— Begin Information given —
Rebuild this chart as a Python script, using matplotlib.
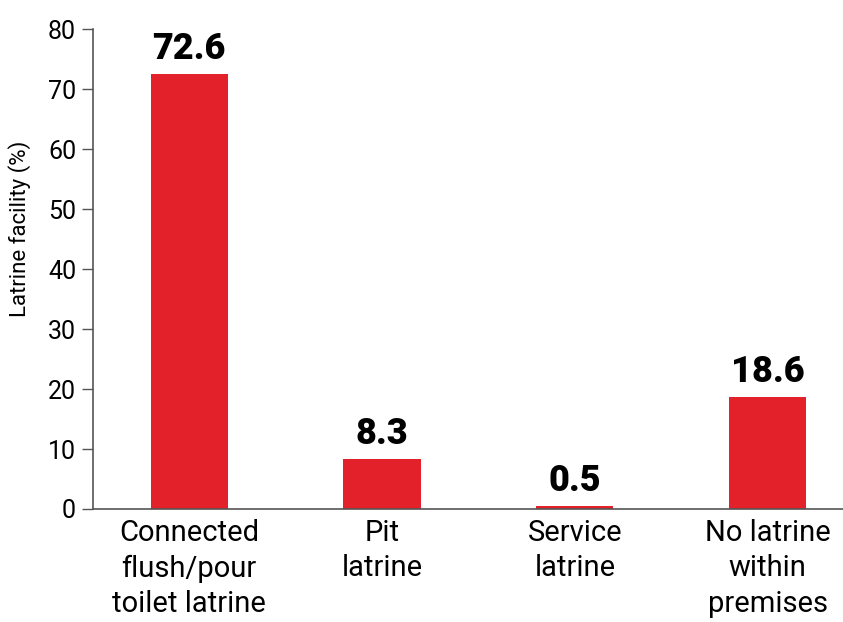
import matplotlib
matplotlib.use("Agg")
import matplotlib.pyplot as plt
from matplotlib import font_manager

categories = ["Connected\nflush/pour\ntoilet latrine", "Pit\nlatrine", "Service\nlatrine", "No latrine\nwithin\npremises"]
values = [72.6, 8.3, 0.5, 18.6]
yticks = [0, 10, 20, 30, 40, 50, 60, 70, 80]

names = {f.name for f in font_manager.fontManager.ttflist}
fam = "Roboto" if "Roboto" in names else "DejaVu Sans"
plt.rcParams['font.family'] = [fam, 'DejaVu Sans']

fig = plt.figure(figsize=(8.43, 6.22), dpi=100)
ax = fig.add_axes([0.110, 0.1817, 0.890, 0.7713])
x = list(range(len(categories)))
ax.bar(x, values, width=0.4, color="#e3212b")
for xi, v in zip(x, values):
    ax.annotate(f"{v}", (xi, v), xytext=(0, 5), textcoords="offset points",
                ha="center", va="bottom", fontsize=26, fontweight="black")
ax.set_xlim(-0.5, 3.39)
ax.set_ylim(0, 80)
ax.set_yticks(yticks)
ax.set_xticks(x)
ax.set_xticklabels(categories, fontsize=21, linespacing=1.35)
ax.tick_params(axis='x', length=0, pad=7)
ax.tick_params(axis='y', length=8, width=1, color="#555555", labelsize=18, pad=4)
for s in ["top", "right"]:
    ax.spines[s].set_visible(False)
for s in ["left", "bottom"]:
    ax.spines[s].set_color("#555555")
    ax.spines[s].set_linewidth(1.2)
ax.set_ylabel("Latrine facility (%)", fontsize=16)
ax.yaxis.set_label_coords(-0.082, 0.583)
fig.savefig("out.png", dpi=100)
— End Information given —
— Begin Information given —
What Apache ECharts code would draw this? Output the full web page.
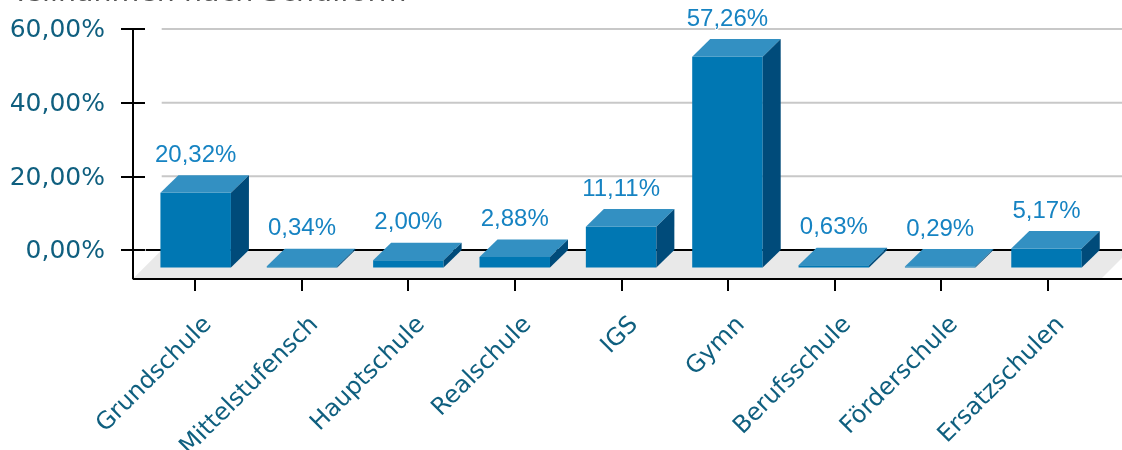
— End Information given —
▶ Instruction
Return all lines containing "matplotlib".

▶ Reply
Rebuild this chart as a Python script, using matplotlib.
import matplotlib
matplotlib.use("Agg")
import matplotlib.pyplot as plt
from matplotlib import font_manager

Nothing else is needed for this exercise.